13. Defects and Complaints
The customer must report defects in writing within 8 business days of delivery. neexo will remedy documented defects within a reasonable time at no additional cost to the customer. Remediation may be by correction or re-delivery at neexo's discretion. The right to complain expires if the customer or a third party has modified the deliverable without neexo's written consent.
14. Termination
Ongoing agreements may be terminated by either party with 3 months' written notice to the end of a month, unless otherwise agreed.

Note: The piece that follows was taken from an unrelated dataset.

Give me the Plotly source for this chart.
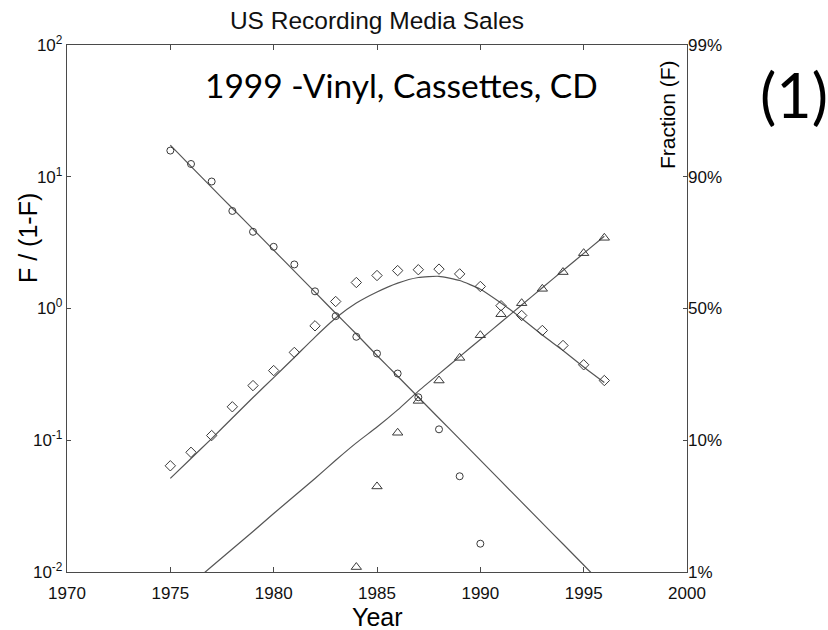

Upon the customer's termination of an ongoing project agreement, payment is due for work already performed and documented costs. neexo may terminate an agreement with immediate effect if the customer materially breaches its obligations and has not remedied this within 14 days of written notice.
15. Subcontractors
neexo is entitled to use subcontractors for the fulfillment of the agreement. neexo remains responsible to the customer for the overall scope of delivery.
16. Assignment
The customer may not assign its rights or obligations under the agreement to a third party without neexo's prior written consent. neexo may freely assign its rights and obligations to an affiliated company.
17. Severability
If a provision of these terms is declared invalid or unenforceable by a competent authority, it does not affect the validity of the remaining provisions, which remain in full force and effect.
18. Governing Law and Jurisdiction
These terms are governed by Danish law. Disputes arising from or in connection with these terms or an agreement between the parties shall first be sought resolved amicably. If a resolution cannot be reached within 30 days, the dispute shall be settled by the Court in Vejle.